Saturday, November 6, 2010

Cable TV

“Because prices move inexorably toward the free, the best move in the network economy is to anticipate this cheapness.”
Kevin Kelly

Finally, some good news for those promoting financial responsibility, USA Today is reporting that Americans are dropping cable TV subscriptions at record rates. More encouraging news is they are not replacing those services with satellite TV or telephone services such as FIOS.

As readers of this blog know by now, I consider ditching cable TV as a good way to free up money to pay off debts. It is a luxury not a necessity. Americans are finally discovering an endless cycle of work and spend does not bring happiness. As a nation and as individuals we are finally waking up from a two decade binge of spending to a really nasty debt hangover. We are still a long way from frugality becoming the new cool, as some authors claim, but we are finally heading in the right direction. People are buying into the idea of voluntary simplicity.

There are other economic forces arrayed against cable TV. First the wretched quality of their overpriced services always leaves these companies in a tight race to the bottom of the customer service rankings with airlines and AOL. Why should I want to pay for a bunch of shopping channels and worse to get the History Channel and ESPN? My wife would ask the same question, substituting Animal Planet and the Hallmark Movie channel. The American consumer has been demanding ala carte cable service for years. Because the cable TV companies are close to being natural monopolies, they have consistently ignored their customers’ desires.

Sadly, Americans, particularly unemployed Americans have much less in the way of discretionary income. Cable TV is a luxury not a necessity.

Much as I would like to believe this trend reflects a seismic shift in mentality of the American consumer, I expect the truth is that one of Kevin Kelly’s laws is taking effect. The cost of content delivered by a given technology will always tend to move asymptotically towards zero. In Rules for a New Economy, Kelly has traced the course of a number of technologies. When they are first introduced they tend to be affordable. I had cable when I lived in an apartment in Greenville, SC (1977-1978) that was located in a natural bowl surrounded by hills. We could only get one channel with the rabbit ears. From memory, basic cable gave us the three majors, PBS, a religious channel or two, and some trash for about $8.00 a month. Today the average cost of cable runs something like $70 a month, $120 a month for some of the premium services. At some point the customer is horrified by the rising cost or a new technology offers a better product at less cost. Then the price starts to drop, first fast and then really fast, heading towards but never reaching zero. In my lifetime I have seen the cost of long distance telephone service drop from something like $3.00 a minute to 3 cents a minute.

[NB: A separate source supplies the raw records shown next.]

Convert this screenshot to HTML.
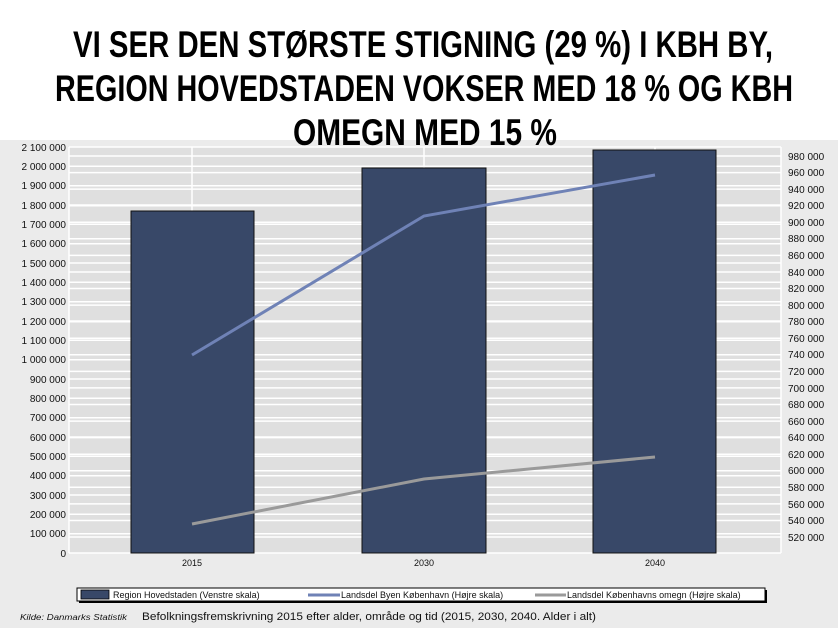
<!DOCTYPE html>
<html><head><meta charset="utf-8"><style>
html,body{margin:0;padding:0;background:#fff;}
svg{display:block;}
</style></head><body>
<svg width="838" height="628" xmlns="http://www.w3.org/2000/svg" font-family="Liberation Sans, Arial, sans-serif">
<rect x="0" y="0" width="838" height="628" fill="#fff"/>
<rect x="0" y="140" width="838" height="488" fill="#ebebeb"/>
<rect x="69" y="147" width="712" height="406" fill="#dfdfdf"/>
<g stroke="#fff" stroke-width="1.5">
<line x1="69" x2="781" y1="147" y2="147"/><line x1="69" x2="781" y1="166.3" y2="166.3"/><line x1="69" x2="781" y1="185.7" y2="185.7"/><line x1="69" x2="781" y1="205" y2="205"/><line x1="69" x2="781" y1="224.3" y2="224.3"/><line x1="69" x2="781" y1="243.7" y2="243.7"/><line x1="69" x2="781" y1="263" y2="263"/><line x1="69" x2="781" y1="282.3" y2="282.3"/><line x1="69" x2="781" y1="301.7" y2="301.7"/><line x1="69" x2="781" y1="321" y2="321"/><line x1="69" x2="781" y1="340.3" y2="340.3"/><line x1="69" x2="781" y1="359.7" y2="359.7"/><line x1="69" x2="781" y1="379" y2="379"/><line x1="69" x2="781" y1="398.3" y2="398.3"/><line x1="69" x2="781" y1="417.7" y2="417.7"/><line x1="69" x2="781" y1="437" y2="437"/><line x1="69" x2="781" y1="456.3" y2="456.3"/><line x1="69" x2="781" y1="475.7" y2="475.7"/><line x1="69" x2="781" y1="495" y2="495"/><line x1="69" x2="781" y1="514.3" y2="514.3"/><line x1="69" x2="781" y1="533.7" y2="533.7"/>
<line x1="69" x2="781" y1="156" y2="156"/><line x1="69" x2="781" y1="172.6" y2="172.6"/><line x1="69" x2="781" y1="189.1" y2="189.1"/><line x1="69" x2="781" y1="205.7" y2="205.7"/><line x1="69" x2="781" y1="222.3" y2="222.3"/><line x1="69" x2="781" y1="238.8" y2="238.8"/><line x1="69" x2="781" y1="255.4" y2="255.4"/><line x1="69" x2="781" y1="272" y2="272"/><line x1="69" x2="781" y1="288.5" y2="288.5"/><line x1="69" x2="781" y1="305.1" y2="305.1"/><line x1="69" x2="781" y1="321.7" y2="321.7"/><line x1="69" x2="781" y1="338.2" y2="338.2"/><line x1="69" x2="781" y1="354.8" y2="354.8"/><line x1="69" x2="781" y1="371.4" y2="371.4"/><line x1="69" x2="781" y1="387.9" y2="387.9"/><line x1="69" x2="781" y1="404.5" y2="404.5"/><line x1="69" x2="781" y1="421.1" y2="421.1"/><line x1="69" x2="781" y1="437.6" y2="437.6"/><line x1="69" x2="781" y1="454.2" y2="454.2"/><line x1="69" x2="781" y1="470.8" y2="470.8"/><line x1="69" x2="781" y1="487.3" y2="487.3"/><line x1="69" x2="781" y1="503.9" y2="503.9"/><line x1="69" x2="781" y1="520.5" y2="520.5"/><line x1="69" x2="781" y1="537" y2="537"/>
<line x1="192" x2="192" y1="147" y2="553"/><line x1="424" x2="424" y1="147" y2="553"/><line x1="655" x2="655" y1="147" y2="553"/>
<line x1="69" x2="69" y1="147" y2="553"/><line x1="781" x2="781" y1="147" y2="553"/><line x1="69" x2="781" y1="553" y2="553"/>
</g>
<g fill="#384868" stroke="#111" stroke-width="1">
<rect x="131" y="211" width="123" height="342"/>
<rect x="362" y="168" width="124" height="385"/>
<rect x="593" y="150" width="123" height="403"/>
</g>
<polyline points="192,355 424,216 655,175" fill="none" stroke="#6f82b6" stroke-width="3"/>
<polyline points="192,524 424,479 655,457" fill="none" stroke="#9a9a9a" stroke-width="3"/>
<g font-size="10" fill="#111" text-anchor="end">
<text x="66" y="151">2 100 000</text><text x="66" y="170">2 000 000</text><text x="66" y="189">1 900 000</text><text x="66" y="209">1 800 000</text><text x="66" y="228">1 700 000</text><text x="66" y="247">1 600 000</text><text x="66" y="267">1 500 000</text><text x="66" y="286">1 400 000</text><text x="66" y="305">1 300 000</text><text x="66" y="325">1 200 000</text><text x="66" y="344">1 100 000</text><text x="66" y="363">1 000 000</text><text x="66" y="383">900 000</text><text x="66" y="402">800 000</text><text x="66" y="421">700 000</text><text x="66" y="441">600 000</text><text x="66" y="460">500 000</text><text x="66" y="479">400 000</text><text x="66" y="499">300 000</text><text x="66" y="518">200 000</text><text x="66" y="537">100 000</text><text x="66" y="557">0</text>
</g>
<g font-size="10" fill="#111">
<text x="788" y="160">980 000</text><text x="788" y="176">960 000</text><text x="788" y="193">940 000</text><text x="788" y="209">920 000</text><text x="788" y="226">900 000</text><text x="788" y="242">880 000</text><text x="788" y="259">860 000</text><text x="788" y="276">840 000</text><text x="788" y="292">820 000</text><text x="788" y="309">800 000</text><text x="788" y="325">780 000</text><text x="788" y="342">760 000</text><text x="788" y="358">740 000</text><text x="788" y="375">720 000</text><text x="788" y="392">700 000</text><text x="788" y="408">680 000</text><text x="788" y="425">660 000</text><text x="788" y="441">640 000</text><text x="788" y="458">620 000</text><text x="788" y="474">600 000</text><text x="788" y="491">580 000</text><text x="788" y="508">560 000</text><text x="788" y="524">540 000</text><text x="788" y="541">520 000</text>
</g>
<g font-size="9" fill="#111" text-anchor="middle">
<text x="192" y="566">2015</text><text x="424" y="566">2030</text><text x="655" y="566">2040</text>
</g>
<rect x="79" y="590" width="688" height="13" fill="#000"/>
<rect x="77" y="588" width="688" height="13" fill="#fff" stroke="#000" stroke-width="1"/>
<rect x="81" y="590" width="28" height="9" fill="#384868" stroke="#000" stroke-width="0.8"/>
<line x1="308" x2="340" y1="595" y2="595" stroke="#6f82b6" stroke-width="3"/>
<line x1="535" x2="566" y1="595" y2="595" stroke="#9a9a9a" stroke-width="3"/>
<g font-size="9" fill="#111">
<text x="113" y="598">Region Hovedstaden (Venstre skala)</text>
<text x="341" y="598">Landsdel Byen København (Højre skala)</text>
<text x="567" y="598">Landsdel Københavns omegn (Højre skala)</text>
</g>
<text x="20" y="620" font-size="8" font-style="italic" fill="#111" textLength="107" lengthAdjust="spacingAndGlyphs">Kilde: Danmarks Statistik</text>
<text x="142" y="620" font-size="11" fill="#111" textLength="454" lengthAdjust="spacingAndGlyphs">Befolkningsfremskrivning 2015 efter alder, område og tid (2015, 2030, 2040. Alder i alt)</text>
<g font-family="Liberation Sans Narrow, Liberation Sans, sans-serif" font-weight="bold" font-size="37" fill="#000">
<text x="73" y="57" textLength="700" lengthAdjust="spacingAndGlyphs">VI SER DEN STØRSTE STIGNING (29 %) I KBH BY,</text>
<text x="55" y="101" textLength="738" lengthAdjust="spacingAndGlyphs">REGION HOVEDSTADEN VOKSER MED 18 % OG KBH</text>
<text x="293" y="145" textLength="264" lengthAdjust="spacingAndGlyphs">OMEGN MED 15 %</text>
</g>
</svg>
</body></html>
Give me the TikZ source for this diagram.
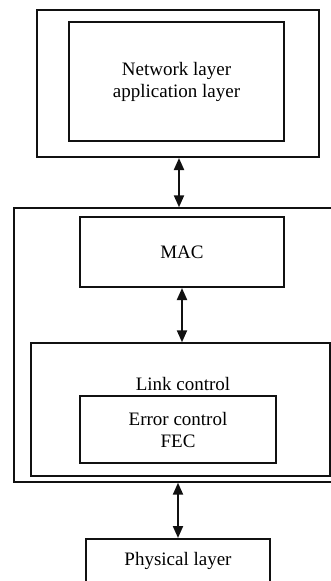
\documentclass[tikz,border=0pt]{standalone}
\usepackage{fontspec}
\setmainfont{Liberation Serif}
\usepackage{tikz}
\usetikzlibrary{positioning,calc,arrows.meta}
\definecolor{Edge}{HTML}{111111}

\tikzset{
	layerbox/.style={
		draw=Edge,
		line width=2pt,
		align=center,
		font=\fontsize{19}{22}\selectfont
	},
	thinbox/.style={
		draw=Edge,
		line width=1.4pt
	},
	link/.style={
		draw=Edge,
		line width=2pt,
		{Triangle[width=10pt,length=12pt]}-{Triangle[width=10pt,length=12pt]}
	}
}

\begin{document}
\begin{tikzpicture}[x=1pt,y=-1pt]
			\useasboundingbox (0,0) rectangle (331,581);
			\clip (0,0) rectangle (331,581);
			
			% upper stack
			\node[
			layerbox,
			minimum width=282pt,
			minimum height=147pt
			] (upper) at (178,83.5) {};
			\node[
			layerbox,
			minimum width=215pt,
			minimum height=119pt
			] (net) at (176.5,81.5) {Network layer\\application layer};
			
			% data link stack
			\node[
			thinbox,
			minimum width=331pt,
			minimum height=274pt
			] (dll) at (179.5,345) {};
			\node[
			layerbox,
			minimum width=204pt,
			minimum height=70pt
			] (mac) at (182,252) {MAC};
			\node[
			thinbox,
			minimum width=299pt,
			minimum height=133pt
			] (lc) at (180.5,409.5) {};
			\node[font=\fontsize{19}{22}\selectfont] (lclabel) at (183,384) {Link control};
			\node[
			layerbox,
			minimum width=196pt,
			minimum height=67pt
			] (fec) at (178,429.5) {Error control\\FEC};
			
			% physical layer
			\node[
			layerbox,
			anchor=north,
			minimum width=184pt,
			text height=13pt,
			text depth=40pt,
			inner ysep=13pt
			] (phy) at (178,538) {Physical layer};
			
			% connectors
			\coordinate (up) at ($(upper.south)+(1,0)$);
			\draw[link] (up) -- (up |- dll.north);
			\draw[link] (mac.south) -- (mac.south |- lc.north);
			\draw[link] (dll.south -| phy.north) -- (phy.north);
		\end{tikzpicture}
\end{document}
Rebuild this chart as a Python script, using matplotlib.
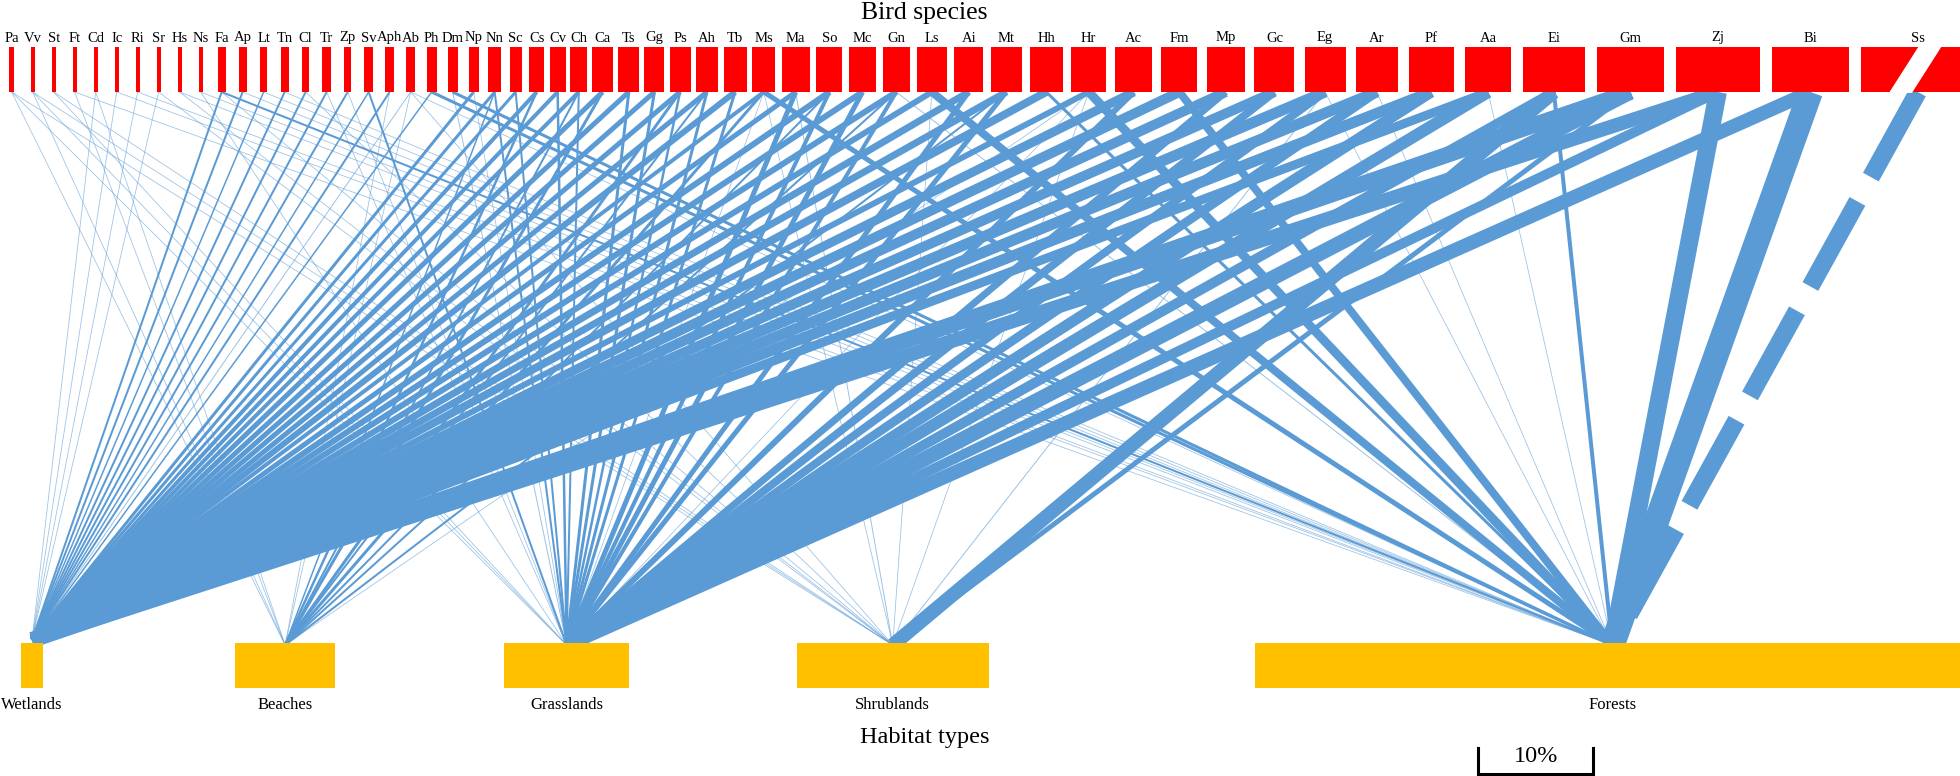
import matplotlib
matplotlib.use("Agg")
import matplotlib.pyplot as plt
from matplotlib.patches import Rectangle, Polygon

plt.rcParams['font.family'] = ['Liberation Serif', 'DejaVu Serif']
plt.rcParams['lines.scale_dashes'] = False

# ---- data ----
species = ["Pa", "Vv", "St", "Ft", "Cd", "Ic", "Ri", "Sr", "Hs", "Ns",
           "Fa", "Ap", "Lt", "Tn", "Cl", "Tr", "Zp", "Sv", "Aph", "Ab",
           "Ph", "Dm", "Np", "Nn", "Sc", "Cs", "Cv", "Ch", "Ca", "Ts",
           "Gg", "Ps", "Ah", "Tb", "Ms", "Ma", "So", "Mc", "Gn", "Ls",
           "Ai", "Mt", "Hh", "Hr", "Ac", "Fm", "Mp", "Gc", "Eg", "Ar",
           "Pf", "Aa", "Ei", "Gm", "Zj", "Bi", "Ss"]
# relative abundance of each bird species (bar width)
abundance = [4.7, 4, 4, 4, 4, 4, 4, 4, 4, 4,
             8, 8, 7, 8, 7, 9, 7, 9, 9, 9,
             10, 10, 10, 13, 12, 15, 16, 17, 21, 21,
             20, 21, 22, 23, 23, 28, 26, 27, 27, 30,
             29, 31, 33, 35, 37, 36, 38, 40, 41, 42,
             45, 46, 62, 67, 84, 77, 114]

habitats = ["Wetlands", "Beaches", "Grasslands", "Shrublands", "Forests"]
habitat_pct = [1.9, 8.7, 10.8, 16.6, 62.0]

# interaction strength species -> habitat (one list per habitat)
to_wetlands = [0, 0, 0, 0, 0.8, 0.8, 0.8, 0.8, 0, 0,
               2, 2, 1.5, 2, 2, 2, 2, 1.5, 2, 1,
               1.5, 0, 3, 3, 3, 4, 4, 4, 5, 5,
               5, 5, 5, 6, 4, 5, 6, 6, 6, 6,
               7, 7, 8, 6, 9, 10, 10, 10, 11, 11,
               11, 9, 0, 16, 14, 0, 0]
to_beaches = [0.8, 0.8, 0, 0.8, 0.8, 0, 0, 0, 0, 0,
              0, 0, 0, 0, 0, 0, 0, 0, 0.8, 0.8,
              0, 0, 0, 1.5, 0, 2.5, 0, 2, 3, 0,
              0, 3, 2, 0, 3, 0, 2, 0, 2, 0,
              0, 2, 0, 0.8, 0, 0, 0, 0, 0, 0,
              0, 0, 0, 0, 0, 0, 0]
to_grasslands = [0.8, 0.8, 0.8, 0, 0, 0, 0, 0, 0, 0.8,
                 0, 0, 0, 0, 0, 0.8, 0.8, 2, 0, 0,
                 0, 1, 0.8, 2, 2, 0, 2.5, 2, 0, 3,
                 3, 2.5, 3, 3, 0.8, 5, 4, 5, 4, 0,
                 5, 5, 0, 0.8, 6, 0, 7, 8, 8, 9,
                 11, 12, 10, 15, 10, 14, 0]
to_shrublands = [0.8, 0.8, 0.8, 0, 0, 0, 0, 0.8, 0.8, 0,
                 0.8, 0, 0, 0, 0.8, 0, 0, 0, 0, 0.8,
                 0, 0, 0, 0, 0, 0, 0, 0, 0, 0,
                 0, 0, 0, 0, 0.8, 1, 0, 0, 0, 0.8,
                 0, 0, 0, 0.8, 0, 0, 0, 0, 1, 0,
                 0, 0, 14, 5, 0, 0, 0]
to_forests = [0, 0, 0, 0.8, 0, 0.8, 0.8, 0, 0.8, 0.8,
              2, 0.8, 0.8, 0.8, 0, 0, 0, 0, 0, 0.8,
              3, 3, 0, 0, 0, 0, 0, 0, 0, 0,
              0, 0, 0, 0, 5, 0, 0, 0, 1, 8,
              0, 0, 3, 9, 0, 8, 0, 0, 0.8, 0.8,
              0, 0.8, 4, 0, 18, 25, 18]
broken_species = ["Ss"]  # bar truncated, link drawn dashed

# ---- layout (pixel units of the figure) ----
W, H = 1960, 776
top_y0, top_y1 = 47, 92
low_y0, low_y1 = 643, 688
hab_px_per_pct = 11.54
hab_left0 = 21
hab_gaps = [192, 169, 168, 266]

fig = plt.figure(figsize=(W / 100, H / 100), dpi=100)
ax = fig.add_axes([0, 0, 1, 1])
ax.set_xlim(0, W)
ax.set_ylim(H, 0)
ax.axis("off")


def slot_width(w):
    # each bar gets a slot wide enough for its label
    return max(21, w + min(w / 4, 12))


sp_centers = []
for i, w in enumerate(abundance):
    if i == 0:
        sp_centers.append(9.3 + w / 2)
    else:
        step = (slot_width(abundance[i - 1]) + slot_width(w)) / 2
        sp_centers.append(sp_centers[-1] + step)

hab_centers = []
left = hab_left0
for j, p in enumerate(habitat_pct):
    w = p * hab_px_per_pct
    hab_centers.append(left + w / 2)
    ax.add_patch(Rectangle((left, low_y0), w, low_y1 - low_y0,
                           facecolor="#FFC000", edgecolor="none", zorder=3))
    ax.text(left + w / 2, 705, habitats[j], ha="center", va="center",
            fontsize=12, zorder=4)
    if j < len(hab_gaps):
        left += w + hab_gaps[j]

# links
blue = "#5B9BD5"
link_lists = [to_wetlands, to_beaches, to_grasslands, to_shrublands, to_forests]
for j, vals in enumerate(link_lists):
    hx = hab_centers[j]
    hy = 640 if j == 0 else 645
    for i, v in enumerate(vals):
        if v <= 0:
            continue
        sx = sp_centers[i]
        if species[i] in broken_species:
            ax.plot([sx, hx], [top_y1, hy], color=blue, lw=v * 0.72,
                    solid_capstyle="butt", dash_capstyle="butt",
                    dashes=(70, 20), zorder=1)
        else:
            ax.plot([sx, hx], [top_y1, hy], color=blue, lw=v * 0.72,
                    solid_capstyle="butt", alpha=1.0 if v > 1 else 0.6,
                    zorder=1)

# species bars
for i, w in enumerate(abundance):
    cx = sp_centers[i]
    ax.add_patch(Rectangle((cx - w / 2, top_y0), w, top_y1 - top_y0,
                           facecolor="#FF0000", edgecolor="none", zorder=3))
    ax.text(cx, 38, species[i], ha="center", va="center", fontsize=10.5,
            zorder=4)
    if species[i] in broken_species:
        bx = cx - w / 2 + 28
        ax.add_patch(Polygon([(bx, top_y1 + 1), (bx + 23, top_y1 + 1),
                              (bx + 53, top_y0 - 1), (bx + 30, top_y0 - 1)],
                             closed=True, facecolor="white",
                             edgecolor="none", zorder=3.5))

ax.text(924, 13, "Bird species", ha="center", va="center", fontsize=18.5)
ax.text(925, 738, "Habitat types", ha="center", va="center", fontsize=17.5)

# scale bar 10%
sb_x0 = 1478
sb_x1 = sb_x0 + 10 * hab_px_per_pct
ax.plot([sb_x0, sb_x0, sb_x1, sb_x1], [748, 774, 774, 748], color="black",
        lw=2.2, solid_joinstyle="miter")
ax.text((sb_x0 + sb_x1) / 2, 757, "10%", ha="center", va="center",
        fontsize=17.5)

fig.savefig("out.png", dpi=100)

Affordable high speed Internet is becoming a “necessity” much as the telephone, which was first considered a luxury but in time came to be seen as a necessity. More and more shopping, bill paying, and financial services (such as banks and brokerage houses) are assuming their customers have access to high speed Internet. I have discovered that even in rural America, satellite Internet is the wave of the future. Free Internet services such as HULU are providing a huge range of television entertainment that is both free and available 24/7. Netflix provides downloadable movies at an extremely reasonable price. “Renting” the movies on line that you really want to see is far cheaper than paying for a bunch of junk you really do not want to watch. New technology is making it easy to integrate the Internet into a home entertainment center. People are cutting the cable.

From the article “More Customers Drop Cable TV; Is Internet or Cost to Blame?”
By Peter Sevenson

Thomas Clancy Jr., 35, in Lon g Beach, N.Y., canceled the family's Cablevision subscription this spring. He said he has been happy with Netflix and other Internet video services since then, even though there isn't a lot of live sports to be had online.

"The amount of sports that I watched certainly didn't justify a hundred-dollar-a-month expense for all this stuff. I mean, that's twelve hundred dollars a year," Clancy said. "Twelve hundred dollars is ... near a vacation."